▶ _Dataset excerpt_

-.-.-

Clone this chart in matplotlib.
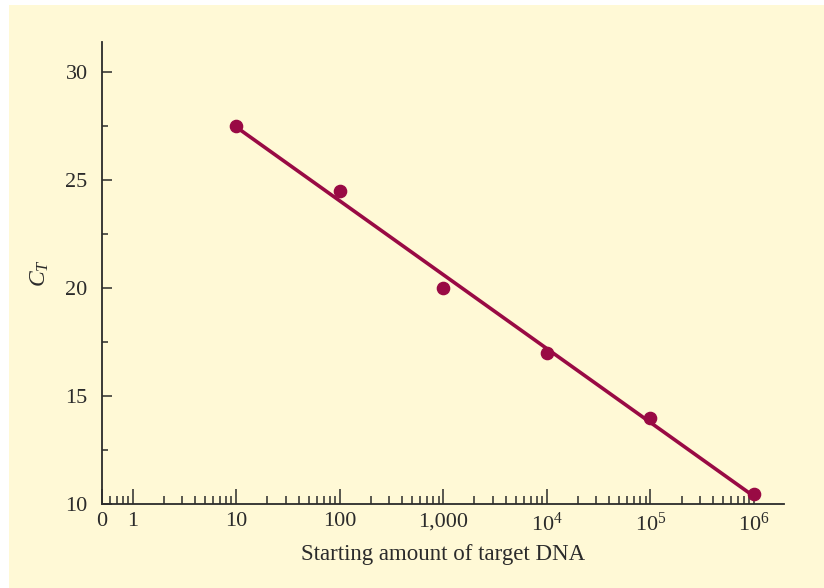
import numpy as np
import matplotlib
matplotlib.use("Agg")
import matplotlib.pyplot as plt
from matplotlib.patches import Rectangle
from matplotlib.ticker import FixedLocator, FixedFormatter

# data
dna_amount = [10, 100, 1000, 1e4, 1e5, 1e6]
ct_values = [27.5, 24.5, 20.0, 17.0, 14.0, 10.45]

x_tick_pos = [0.5, 1, 10, 100, 1000, 1e4, 1e5, 1e6]
x_tick_labels = ["0", "1", "10", "100", "1,000", r"10$^4$", r"10$^5$", r"10$^6$"]
y_tick_pos = [10, 15, 20, 25, 30]
y_minor_pos = [12.5, 17.5, 22.5, 27.5]

bg = "#fff9d6"
wine = "#990a44"
ink = "#2b2b2b"

plt.rcParams["font.family"] = ["Liberation Serif", "DejaVu Serif"]
plt.rcParams["mathtext.fontset"] = "custom"
plt.rcParams["mathtext.rm"] = "Liberation Serif"
plt.rcParams["mathtext.it"] = "Liberation Serif:italic"

fig = plt.figure(figsize=(8.24, 5.88), dpi=100)
fig.patch.set_facecolor("white")
# yellow panel, small white margin at the top and left
fig.patches.append(Rectangle((9 / 824, 0), 1, 1 - 5 / 588, transform=fig.transFigure,
                             facecolor=bg, edgecolor="none", zorder=-10))

ax = fig.add_axes([101.5 / 824, 84 / 588, 682.5 / 824, 462 / 588])
ax.set_facecolor("none")
ax.set_xscale("log")
ax.set_xlim(0.5, 1.95e6)
ax.set_ylim(10, 31.4)

# regression line through the points
coef = np.polyfit(np.log10(dna_amount), ct_values, 1)
xfit = np.array([dna_amount[0], dna_amount[-1]])
ax.plot(xfit, np.polyval(coef, np.log10(xfit)), color=wine, lw=2.6, zorder=3,
        solid_capstyle="butt", clip_on=False)
ax.plot(dna_amount, ct_values, "o", color=wine, ms=8.8, zorder=4, clip_on=False)

# ticks
minor = [0.6, 0.7, 0.8, 0.9]
for d in range(0, 6):
    minor += [k * 10 ** d for k in range(2, 10)]
ax.xaxis.set_major_locator(FixedLocator(x_tick_pos))
ax.xaxis.set_major_formatter(FixedFormatter(x_tick_labels))
ax.xaxis.set_minor_locator(FixedLocator(minor))
ax.xaxis.set_minor_formatter(FixedFormatter([""] * len(minor)))
ax.set_yticks(y_tick_pos)
ax.set_yticks(y_minor_pos, minor=True)

ax.tick_params(axis="x", which="major", direction="in", length=11, width=1.1,
               pad=6, labelsize=16, colors=ink)
ax.tick_params(axis="x", which="minor", direction="in", length=5.5, width=1.1, colors=ink)
ax.tick_params(axis="y", which="major", direction="in", length=7.5, width=1.1,
               pad=10, labelsize=16, colors=ink)
ax.tick_params(axis="y", which="minor", direction="in", length=4.5, width=1.1, colors=ink)

for s in ["top", "right"]:
    ax.spines[s].set_visible(False)
for s in ["left", "bottom"]:
    ax.spines[s].set_color(ink)
    ax.spines[s].set_linewidth(1.3)

ax.set_xlabel("Starting amount of target DNA", fontsize=16.5, color=ink, labelpad=6)
ax.set_ylabel(r"$C_T$", fontsize=17, color=ink, labelpad=10)

fig.savefig("out.png", dpi=100)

-.-.-

▶ _Work to complete_
Return, unchanged, the lines from the first line of the material through the line that holds "ax.set_yticks(y_minor_pos, minor=True)", inclusive, omitting pictures.

▶ _Task solution_
Clone this chart in matplotlib.
import numpy as np
import matplotlib
matplotlib.use("Agg")
import matplotlib.pyplot as plt
from matplotlib.patches import Rectangle
from matplotlib.ticker import FixedLocator, FixedFormatter

# data
dna_amount = [10, 100, 1000, 1e4, 1e5, 1e6]
ct_values = [27.5, 24.5, 20.0, 17.0, 14.0, 10.45]

x_tick_pos = [0.5, 1, 10, 100, 1000, 1e4, 1e5, 1e6]
x_tick_labels = ["0", "1", "10", "100", "1,000", r"10$^4$", r"10$^5$", r"10$^6$"]
y_tick_pos = [10, 15, 20, 25, 30]
y_minor_pos = [12.5, 17.5, 22.5, 27.5]

bg = "#fff9d6"
wine = "#990a44"
ink = "#2b2b2b"

plt.rcParams["font.family"] = ["Liberation Serif", "DejaVu Serif"]
plt.rcParams["mathtext.fontset"] = "custom"
plt.rcParams["mathtext.rm"] = "Liberation Serif"
plt.rcParams["mathtext.it"] = "Liberation Serif:italic"

fig = plt.figure(figsize=(8.24, 5.88), dpi=100)
fig.patch.set_facecolor("white")
# yellow panel, small white margin at the top and left
fig.patches.append(Rectangle((9 / 824, 0), 1, 1 - 5 / 588, transform=fig.transFigure,
                             facecolor=bg, edgecolor="none", zorder=-10))

ax = fig.add_axes([101.5 / 824, 84 / 588, 682.5 / 824, 462 / 588])
ax.set_facecolor("none")
ax.set_xscale("log")
ax.set_xlim(0.5, 1.95e6)
ax.set_ylim(10, 31.4)

# regression line through the points
coef = np.polyfit(np.log10(dna_amount), ct_values, 1)
xfit = np.array([dna_amount[0], dna_amount[-1]])
ax.plot(xfit, np.polyval(coef, np.log10(xfit)), color=wine, lw=2.6, zorder=3,
        solid_capstyle="butt", clip_on=False)
ax.plot(dna_amount, ct_values, "o", color=wine, ms=8.8, zorder=4, clip_on=False)

# ticks
minor = [0.6, 0.7, 0.8, 0.9]
for d in range(0, 6):
    minor += [k * 10 ** d for k in range(2, 10)]
ax.xaxis.set_major_locator(FixedLocator(x_tick_pos))
ax.xaxis.set_major_formatter(FixedFormatter(x_tick_labels))
ax.xaxis.set_minor_locator(FixedLocator(minor))
ax.xaxis.set_minor_formatter(FixedFormatter([""] * len(minor)))
ax.set_yticks(y_tick_pos)
ax.set_yticks(y_minor_pos, minor=True)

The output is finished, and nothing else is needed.